AIM OF THE TASK
Look below for the line containing "What TikZ code", then write out that line and every line after it to the end, exactly, minus the pictures.

-*-

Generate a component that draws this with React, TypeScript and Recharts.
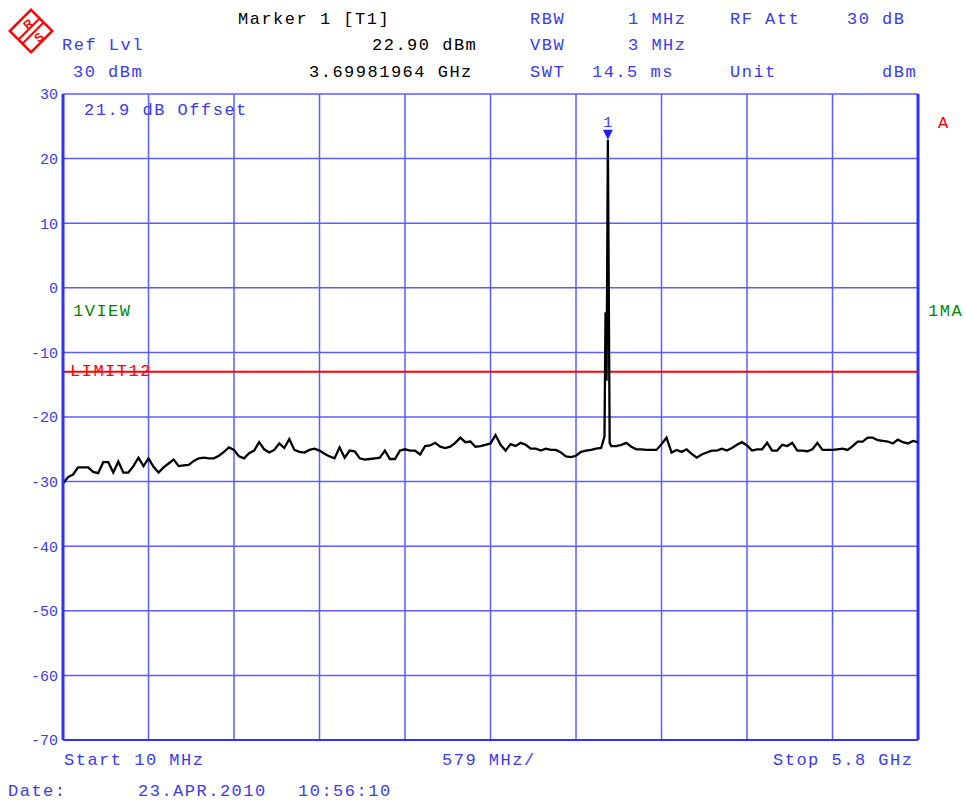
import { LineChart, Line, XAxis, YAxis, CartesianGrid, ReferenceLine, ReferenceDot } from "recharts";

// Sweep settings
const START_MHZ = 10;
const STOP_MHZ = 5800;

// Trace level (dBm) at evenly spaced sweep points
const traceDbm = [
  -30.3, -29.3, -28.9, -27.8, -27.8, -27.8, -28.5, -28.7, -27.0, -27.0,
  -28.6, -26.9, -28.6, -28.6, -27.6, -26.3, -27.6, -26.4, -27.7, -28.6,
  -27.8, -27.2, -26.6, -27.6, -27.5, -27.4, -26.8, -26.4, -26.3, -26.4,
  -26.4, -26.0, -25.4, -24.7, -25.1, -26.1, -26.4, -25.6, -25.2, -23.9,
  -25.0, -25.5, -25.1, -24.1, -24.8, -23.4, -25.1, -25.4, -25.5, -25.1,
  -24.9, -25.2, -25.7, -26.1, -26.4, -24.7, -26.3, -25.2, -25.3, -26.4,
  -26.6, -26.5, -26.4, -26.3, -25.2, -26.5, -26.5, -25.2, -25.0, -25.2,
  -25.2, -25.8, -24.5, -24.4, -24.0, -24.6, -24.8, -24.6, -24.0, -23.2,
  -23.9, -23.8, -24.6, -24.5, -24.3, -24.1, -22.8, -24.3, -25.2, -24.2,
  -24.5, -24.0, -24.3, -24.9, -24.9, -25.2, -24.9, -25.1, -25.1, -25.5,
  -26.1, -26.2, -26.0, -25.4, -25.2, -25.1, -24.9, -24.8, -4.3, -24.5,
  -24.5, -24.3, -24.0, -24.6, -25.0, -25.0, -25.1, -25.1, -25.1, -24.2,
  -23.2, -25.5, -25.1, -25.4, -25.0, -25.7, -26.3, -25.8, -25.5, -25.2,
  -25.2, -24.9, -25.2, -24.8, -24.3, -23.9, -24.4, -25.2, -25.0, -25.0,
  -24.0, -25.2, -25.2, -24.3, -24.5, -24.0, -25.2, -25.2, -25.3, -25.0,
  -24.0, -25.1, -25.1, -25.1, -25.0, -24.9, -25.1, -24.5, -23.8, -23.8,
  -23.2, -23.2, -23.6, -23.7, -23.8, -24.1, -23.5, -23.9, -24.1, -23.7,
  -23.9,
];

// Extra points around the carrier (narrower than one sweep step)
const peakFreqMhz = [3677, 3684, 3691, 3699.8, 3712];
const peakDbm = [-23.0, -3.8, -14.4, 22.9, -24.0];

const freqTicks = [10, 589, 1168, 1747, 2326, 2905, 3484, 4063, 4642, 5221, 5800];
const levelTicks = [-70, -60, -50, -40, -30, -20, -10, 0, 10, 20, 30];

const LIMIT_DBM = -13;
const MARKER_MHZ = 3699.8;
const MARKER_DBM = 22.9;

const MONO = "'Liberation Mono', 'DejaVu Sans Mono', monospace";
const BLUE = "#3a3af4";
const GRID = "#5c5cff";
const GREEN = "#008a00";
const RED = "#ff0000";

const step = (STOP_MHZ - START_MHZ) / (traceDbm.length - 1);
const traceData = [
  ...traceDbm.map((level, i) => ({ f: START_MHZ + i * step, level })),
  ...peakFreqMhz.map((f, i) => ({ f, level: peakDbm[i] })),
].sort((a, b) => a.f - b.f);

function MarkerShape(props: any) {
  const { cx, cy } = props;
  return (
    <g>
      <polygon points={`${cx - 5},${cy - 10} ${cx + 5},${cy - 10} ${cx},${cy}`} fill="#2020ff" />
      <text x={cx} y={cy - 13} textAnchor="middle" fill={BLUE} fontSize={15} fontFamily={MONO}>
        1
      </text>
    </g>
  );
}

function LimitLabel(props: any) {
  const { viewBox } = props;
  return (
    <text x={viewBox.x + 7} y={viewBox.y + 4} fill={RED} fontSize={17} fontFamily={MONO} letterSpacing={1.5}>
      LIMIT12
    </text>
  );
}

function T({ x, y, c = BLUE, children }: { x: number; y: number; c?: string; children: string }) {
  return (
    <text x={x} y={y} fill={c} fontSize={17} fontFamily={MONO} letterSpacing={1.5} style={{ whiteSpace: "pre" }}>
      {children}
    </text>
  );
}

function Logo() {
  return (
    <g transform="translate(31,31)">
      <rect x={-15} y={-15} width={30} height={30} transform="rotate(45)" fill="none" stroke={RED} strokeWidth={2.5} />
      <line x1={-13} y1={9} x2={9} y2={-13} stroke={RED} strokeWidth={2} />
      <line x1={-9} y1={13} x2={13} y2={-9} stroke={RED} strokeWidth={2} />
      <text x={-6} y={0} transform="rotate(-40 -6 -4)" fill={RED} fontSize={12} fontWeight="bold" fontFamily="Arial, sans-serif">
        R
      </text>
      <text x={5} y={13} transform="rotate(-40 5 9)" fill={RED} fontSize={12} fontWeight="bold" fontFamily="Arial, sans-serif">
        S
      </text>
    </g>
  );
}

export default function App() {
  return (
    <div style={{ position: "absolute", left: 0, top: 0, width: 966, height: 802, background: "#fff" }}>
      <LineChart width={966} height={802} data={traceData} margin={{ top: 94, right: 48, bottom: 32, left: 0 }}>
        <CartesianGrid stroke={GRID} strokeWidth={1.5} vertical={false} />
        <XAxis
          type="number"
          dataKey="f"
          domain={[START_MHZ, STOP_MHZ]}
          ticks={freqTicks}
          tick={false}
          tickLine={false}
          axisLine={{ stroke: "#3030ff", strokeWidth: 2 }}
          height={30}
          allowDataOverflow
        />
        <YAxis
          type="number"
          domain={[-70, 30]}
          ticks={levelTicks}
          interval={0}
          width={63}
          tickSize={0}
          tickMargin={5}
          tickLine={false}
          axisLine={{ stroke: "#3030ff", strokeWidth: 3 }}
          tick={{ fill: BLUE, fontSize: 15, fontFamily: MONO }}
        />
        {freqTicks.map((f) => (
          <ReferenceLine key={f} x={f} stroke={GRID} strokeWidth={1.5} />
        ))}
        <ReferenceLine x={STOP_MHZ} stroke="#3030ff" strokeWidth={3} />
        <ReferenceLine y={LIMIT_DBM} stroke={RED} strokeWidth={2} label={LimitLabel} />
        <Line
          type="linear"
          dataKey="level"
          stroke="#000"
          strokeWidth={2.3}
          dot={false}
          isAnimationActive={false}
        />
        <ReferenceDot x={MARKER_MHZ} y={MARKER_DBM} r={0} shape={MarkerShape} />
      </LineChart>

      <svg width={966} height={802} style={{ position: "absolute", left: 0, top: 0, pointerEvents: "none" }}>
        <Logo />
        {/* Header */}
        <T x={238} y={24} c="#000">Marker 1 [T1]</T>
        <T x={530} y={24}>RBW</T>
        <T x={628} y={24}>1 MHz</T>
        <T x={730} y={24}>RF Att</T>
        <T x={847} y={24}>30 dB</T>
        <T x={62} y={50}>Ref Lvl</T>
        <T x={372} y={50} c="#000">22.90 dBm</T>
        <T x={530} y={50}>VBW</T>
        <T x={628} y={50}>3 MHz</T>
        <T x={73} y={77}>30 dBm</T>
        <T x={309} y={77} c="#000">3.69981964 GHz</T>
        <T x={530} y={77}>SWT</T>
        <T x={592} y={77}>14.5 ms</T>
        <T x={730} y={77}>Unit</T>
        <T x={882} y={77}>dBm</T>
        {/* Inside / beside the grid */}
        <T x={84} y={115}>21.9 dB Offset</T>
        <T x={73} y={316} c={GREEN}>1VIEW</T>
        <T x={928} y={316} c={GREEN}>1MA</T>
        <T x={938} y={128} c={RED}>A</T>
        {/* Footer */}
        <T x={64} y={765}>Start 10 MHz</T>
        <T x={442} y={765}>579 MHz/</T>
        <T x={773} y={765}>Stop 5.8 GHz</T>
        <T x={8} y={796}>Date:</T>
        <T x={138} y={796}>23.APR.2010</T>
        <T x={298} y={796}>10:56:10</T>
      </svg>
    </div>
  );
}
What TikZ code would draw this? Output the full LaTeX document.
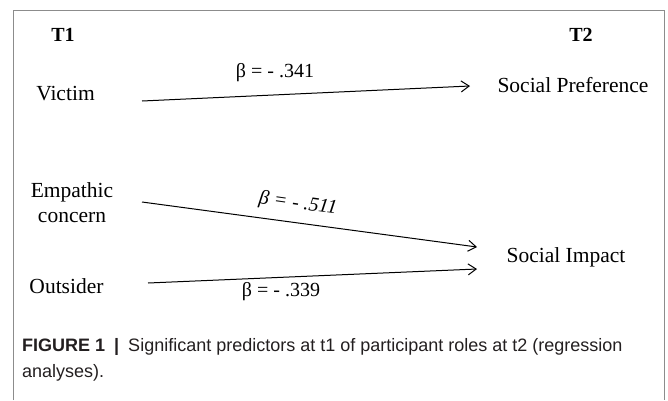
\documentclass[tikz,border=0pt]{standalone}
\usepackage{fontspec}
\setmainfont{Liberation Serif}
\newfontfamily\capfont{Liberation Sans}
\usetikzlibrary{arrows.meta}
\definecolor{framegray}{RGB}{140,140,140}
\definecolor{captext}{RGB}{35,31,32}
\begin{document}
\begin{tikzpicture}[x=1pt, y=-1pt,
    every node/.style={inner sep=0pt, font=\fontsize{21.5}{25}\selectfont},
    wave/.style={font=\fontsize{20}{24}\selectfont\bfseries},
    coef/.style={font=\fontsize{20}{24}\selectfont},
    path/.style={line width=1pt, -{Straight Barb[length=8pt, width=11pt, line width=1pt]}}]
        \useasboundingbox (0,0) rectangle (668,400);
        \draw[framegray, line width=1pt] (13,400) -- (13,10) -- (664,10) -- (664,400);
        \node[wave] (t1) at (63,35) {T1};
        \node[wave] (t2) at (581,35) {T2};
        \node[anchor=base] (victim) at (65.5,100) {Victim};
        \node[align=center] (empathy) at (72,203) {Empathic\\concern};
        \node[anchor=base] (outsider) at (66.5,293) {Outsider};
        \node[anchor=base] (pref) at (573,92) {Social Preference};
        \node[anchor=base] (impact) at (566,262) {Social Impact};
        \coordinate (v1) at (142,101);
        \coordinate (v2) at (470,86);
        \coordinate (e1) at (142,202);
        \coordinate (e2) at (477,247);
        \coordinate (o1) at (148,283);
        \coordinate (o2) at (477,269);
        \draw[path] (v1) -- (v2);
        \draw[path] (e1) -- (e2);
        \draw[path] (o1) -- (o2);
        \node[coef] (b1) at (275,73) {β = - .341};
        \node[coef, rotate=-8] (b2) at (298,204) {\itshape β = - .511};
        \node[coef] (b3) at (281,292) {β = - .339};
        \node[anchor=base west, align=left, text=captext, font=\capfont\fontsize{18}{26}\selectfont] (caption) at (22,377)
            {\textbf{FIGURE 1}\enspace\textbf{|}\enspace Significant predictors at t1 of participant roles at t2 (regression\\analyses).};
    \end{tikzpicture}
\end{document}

-*-

REPLY TO THE TASK
What TikZ code would draw this? Output the full LaTeX document.
\documentclass[tikz,border=0pt]{standalone}
\usepackage{fontspec}
\setmainfont{Liberation Serif}
\newfontfamily\capfont{Liberation Sans}
\usetikzlibrary{arrows.meta}
\definecolor{framegray}{RGB}{140,140,140}
\definecolor{captext}{RGB}{35,31,32}
\begin{document}
\begin{tikzpicture}[x=1pt, y=-1pt,
    every node/.style={inner sep=0pt, font=\fontsize{21.5}{25}\selectfont},
    wave/.style={font=\fontsize{20}{24}\selectfont\bfseries},
    coef/.style={font=\fontsize{20}{24}\selectfont},
    path/.style={line width=1pt, -{Straight Barb[length=8pt, width=11pt, line width=1pt]}}]
        \useasboundingbox (0,0) rectangle (668,400);
        \draw[framegray, line width=1pt] (13,400) -- (13,10) -- (664,10) -- (664,400);
        \node[wave] (t1) at (63,35) {T1};
        \node[wave] (t2) at (581,35) {T2};
        \node[anchor=base] (victim) at (65.5,100) {Victim};
        \node[align=center] (empathy) at (72,203) {Empathic\\concern};
        \node[anchor=base] (outsider) at (66.5,293) {Outsider};
        \node[anchor=base] (pref) at (573,92) {Social Preference};
        \node[anchor=base] (impact) at (566,262) {Social Impact};
        \coordinate (v1) at (142,101);
        \coordinate (v2) at (470,86);
        \coordinate (e1) at (142,202);
        \coordinate (e2) at (477,247);
        \coordinate (o1) at (148,283);
        \coordinate (o2) at (477,269);
        \draw[path] (v1) -- (v2);
        \draw[path] (e1) -- (e2);
        \draw[path] (o1) -- (o2);
        \node[coef] (b1) at (275,73) {β = - .341};
        \node[coef, rotate=-8] (b2) at (298,204) {\itshape β = - .511};
        \node[coef] (b3) at (281,292) {β = - .339};
        \node[anchor=base west, align=left, text=captext, font=\capfont\fontsize{18}{26}\selectfont] (caption) at (22,377)
            {\textbf{FIGURE 1}\enspace\textbf{|}\enspace Significant predictors at t1 of participant roles at t2 (regression\\analyses).};
    \end{tikzpicture}
\end{document}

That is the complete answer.